Cosa ha rivoluzionato Martino de Rubeis
Nel suo Manoscritto Maestro Martino si rivolge a coloro che non sono esperti di cucina, non si limita a indicazioni in forma basilare su ingredienti e modi di preparazione.
Recupera il gusto originale delle materie prime, come ortaggi evitando l’abuso di spezie, com’era d’abitudine nella tradizione medioevale quando le spezie, e la loro abbondanza, simboleggiavano la ricchezza e la potenza del padrone di casa.
Risulta indipendente, lontano dai libri di cucina più antichi, non solo nello stile, ma anche nella disposizione e nella composizione delle ricette.

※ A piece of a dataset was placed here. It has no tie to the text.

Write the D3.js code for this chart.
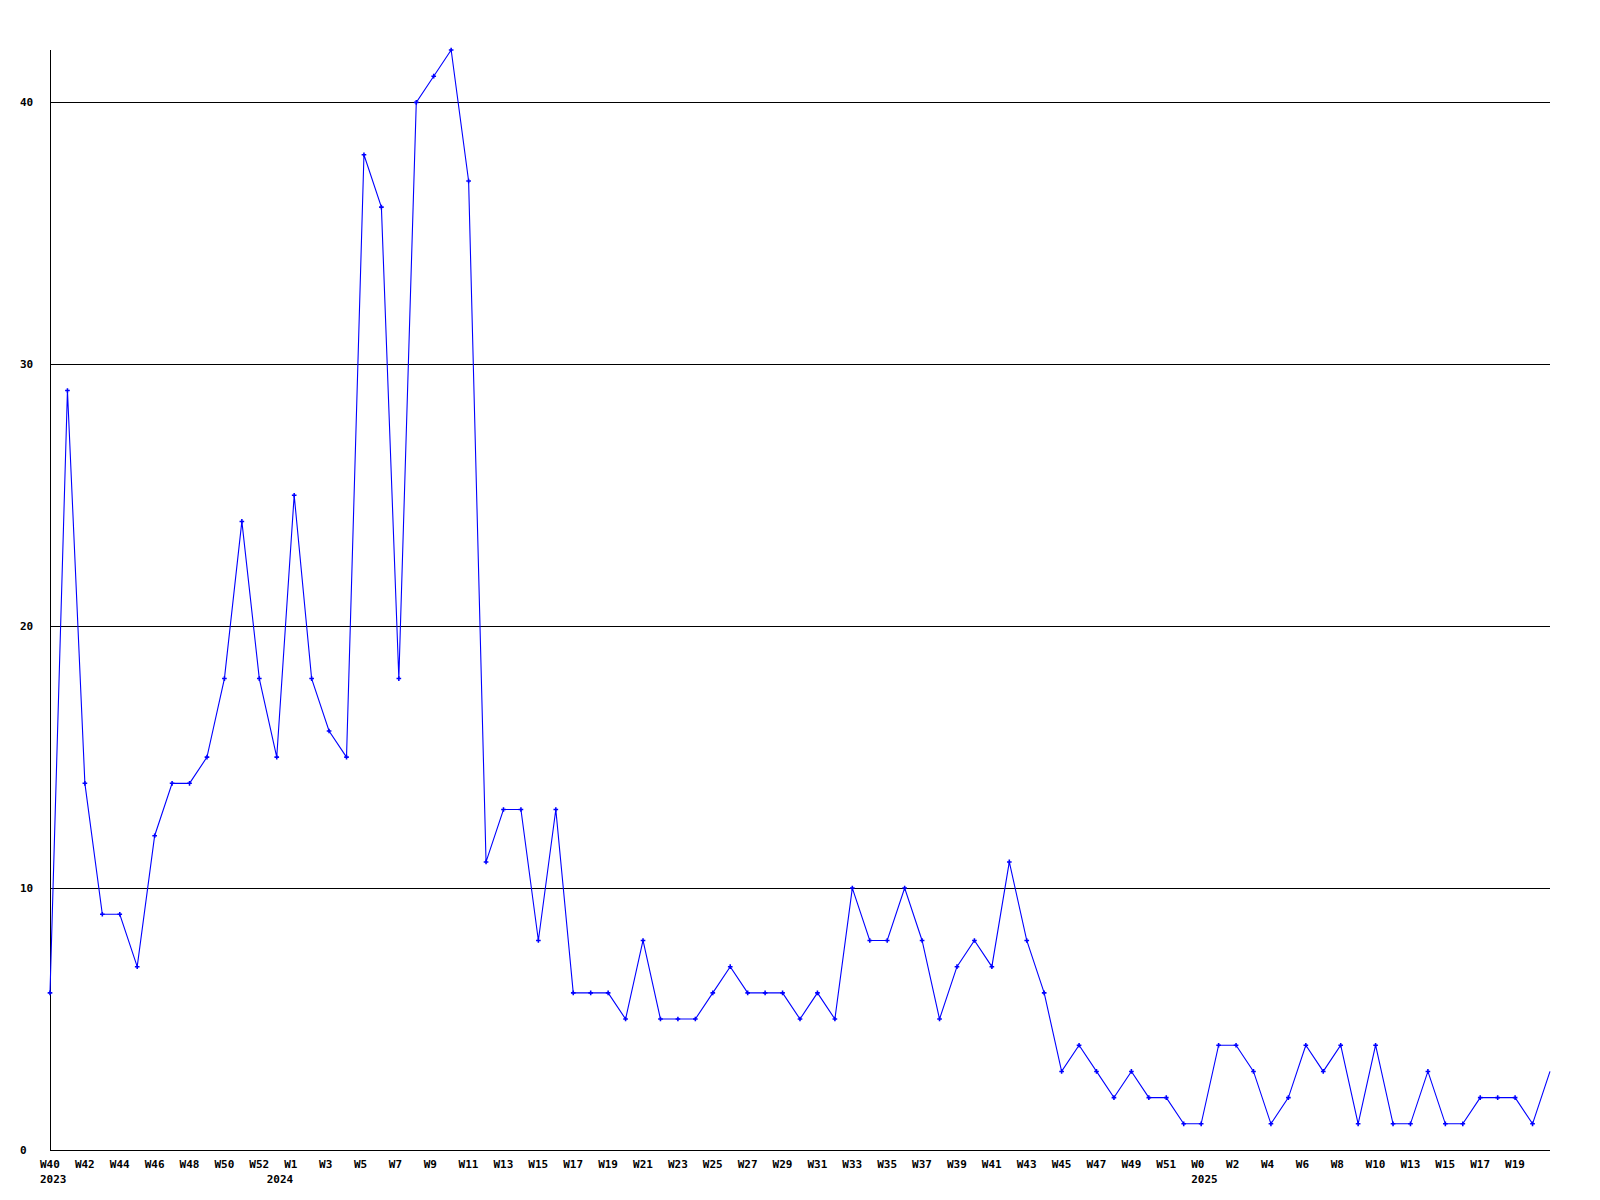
<!DOCTYPE html>
<html>
<head>
<meta charset="utf-8">
<script src="https://cdn.jsdelivr.net/npm/d3@7"></script>
<style>
  html, body { margin: 0; padding: 0; background: #fff; }
  svg { display: block; }
  text { font-family: "DejaVu Sans Mono", "Liberation Mono", monospace; font-weight: bold; font-size: 11px; fill: #000; }
</style>
</head>
<body>
<script>
const weeks = [
  "W40","W41","W42","W43","W44","W45","W46","W47","W48","W49","W50","W51","W52",
  "W0","W1","W2","W3","W4","W5","W6","W7","W8","W9","W10","W11","W12","W13","W14","W15","W16",
  "W17","W18","W19","W20","W21","W22","W23","W24","W25","W26","W27","W28","W29","W30","W31",
  "W32","W33","W34","W35","W36","W37","W38","W39","W40","W41","W42","W43","W44","W45","W46",
  "W47","W48","W49","W50","W51","W52",
  "W0","W1","W2","W3","W4","W5","W6","W7","W8","W9","W10","W11","W13","W14","W15","W16","W17",
  "W18","W19","W20","W21"
];
const yearLabels = [
  { index: 0, label: "2023" },
  { index: 13, label: "2024" },
  { index: 66, label: "2025" }
];
const values = [
  6, 29, 14, 9, 9, 7, 12, 14, 14, 15, 18, 24, 18,
  15, 25, 18, 16, 15, 38, 36, 18, 40, 41, 42, 37, 11, 13, 13, 8, 13,
  6, 6, 6, 5, 8, 5, 5, 5, 6, 7, 6, 6, 6, 5, 6,
  5, 10, 8, 8, 10, 8, 5, 7, 8, 7, 11, 8, 6, 3, 4,
  3, 2, 3, 2, 2, 1,
  1, 4, 4, 3, 1, 2, 4, 3, 4, 1, 4, 1, 1, 3, 1, 1, 2,
  2, 2, 1, 3
];
const yTicks = [0, 10, 20, 30, 40];
const yMax = 42;

(function () {
  const W = 1600, H = 1200;
  const mLeft = 50, mRight = 1550, mTop = 50, mBottom = 1150;
  const last = values.length - 1;

  const svg = d3.select("body").append("svg").attr("width", W).attr("height", H);

  const x = d3.scaleLinear().domain([0, last]).range([mLeft, mRight]);
  const y = d3.scaleLinear().domain([0, yMax]).range([mBottom, mTop]);

  // gridlines
  svg.append("g").selectAll("line")
    .data(yTicks.filter(d => d > 0))
    .join("line")
    .attr("x1", mLeft).attr("x2", mRight)
    .attr("y1", d => Math.round(y(d)) + 0.5).attr("y2", d => Math.round(y(d)) + 0.5)
    .attr("stroke", "#000").attr("stroke-width", 1).attr("shape-rendering", "crispEdges");

  // axis lines
  svg.append("line").attr("x1", mLeft + 0.5).attr("x2", mLeft + 0.5).attr("y1", mTop).attr("y2", mBottom)
    .attr("stroke", "#000").attr("shape-rendering", "crispEdges");
  svg.append("line").attr("x1", mLeft).attr("x2", mRight).attr("y1", mBottom + 0.5).attr("y2", mBottom + 0.5)
    .attr("stroke", "#000").attr("shape-rendering", "crispEdges");

  // y labels
  svg.append("g").selectAll("text")
    .data(yTicks)
    .join("text")
    .attr("x", 20)
    .attr("y", d => y(d) + 4)
    .text(d => d);

  // x labels (every other point, last point unlabeled)
  svg.append("g").selectAll("text")
    .data(weeks.map((w, i) => ({ w, i })).filter(d => d.i % 2 === 0 && d.i < last))
    .join("text")
    .attr("x", d => x(d.i) - 10)
    .attr("y", 1168)
    .text(d => d.w);

  // year labels
  svg.append("g").selectAll("text")
    .data(yearLabels)
    .join("text")
    .attr("x", d => x(d.index) - 10)
    .attr("y", 1183)
    .text(d => d.label);

  // line
  const line = d3.line().x((d, i) => x(i)).y(d => y(d));
  svg.append("path")
    .datum(values)
    .attr("d", line)
    .attr("fill", "none")
    .attr("stroke", "#0000ff")
    .attr("stroke-width", 1.1);

  // markers (all but last)
  const sym = d3.symbol().type(d3.symbolCross).size(12);
  svg.append("g").selectAll("path")
    .data(values.slice(0, last))
    .join("path")
    .attr("transform", (d, i) => `translate(${x(i)},${y(d)})`)
    .attr("d", sym)
    .attr("fill", "#0000ff");
})();
</script>
</body>
</html>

Si ritrovano dunque in lui molte pietanze simili, ma mai le stesse ricette.
Usa termini come stemperare, battere, sminuzzare: operazioni delicate, non contemplate dalla gastronomia medievale, che era orientata intorno allo spiedo e ai calderoni. Ora sappiamo in che modo rimestare e girare, sappiamo cioè che il ritmo fa parte della sapienza e dell’invenzione.
Le verdure
Martino porta le verdure sulla tavola dei nobili, considerate cibo per la plebe. Abituata a mangiare grandi quantità di carne, la nobiltà scopre, con il cuoco bleniese, il piacere delle verdure. Martino promuove la riabilitazione di fave, piselli, ceci, zucche, erbe, cavoli, fior di sambuco, finocchi, melanzane e altro ancora. Martino portò dagli orti alle tavole principesche cipolle, aglietti, prezzemoli, sedani, carote.
L’ordine nelle cucine
Martino introduce una gestione precisa e ordinata nelle cucine ducali e nobiliari.
Introduce pure alcuni attrezzi da cucina come la stamegna (o stamigna).
Scrive le ricette per tutti
La prima rivoluzione è il criterio di stesura delle ricette, influenzando i destini della cucina italiana: prima di lui erano dei semplici promemoria ad uso di cuochi che sapevano già cosa cucinare.i Erano rivolti ad addetti ai lavori, Martino si rivolge invece a cucinatori non esperti, fornendo indicazioni dettagliate, ricettari da pari a pari, si direbbe oggi.
La tempistica
Per la cottura indicava 1/8 di ora, mentre per la finitura indicava di recitare “uno o doi Pater Noster” oppure un Miserere.
“menare [il] brodetto] col chuchiaro tanto quanto dicessi doi paternostri”.
Martino vuole essere comprensibile a tutti, usando un’unità di misura conosciuta da tutti: le preghiere. Nessuno aveva pensato e scritto questo.
Gli strumenti della cucina – stamegna
Un attrezzo usato ancora oggi è la stamegna ( o stamigna) in alto a destra del disegno esiste la versione in stoffa.
Quella di rame e stagnata all’interno, veniva usata per filtrare grossolanamente delle salse e forse anche per passare verdure, legumi e carni cotte e morbide per ottenerne una specie di purea/massa (almeno credo di aver capito così leggendo dei passaggi in alcune ricette). Nella descrizione di una ricetta che ho trovato sul sito Italofilo di Candida Martinelli, viene anche usata per dare una forma particolare ad una pasta che veniva servita in brodo (tipo spätzli). Oggi questo utensile non è più in uso, esistono gli scolapasta, il colino cinese (per le salse) e la graticola da spätzli.
Quella di tessuto (solitamente di lino), veniva usata all’epoca come viene usata tutt’oggi per passare (filtrare) finemente salse, minestre, latte di cereali o per ottenere una purea fine di verdure o legumi cotti nonché di cereali (quando Martino nella descrizione dice: Passare nella stamegna con forza…).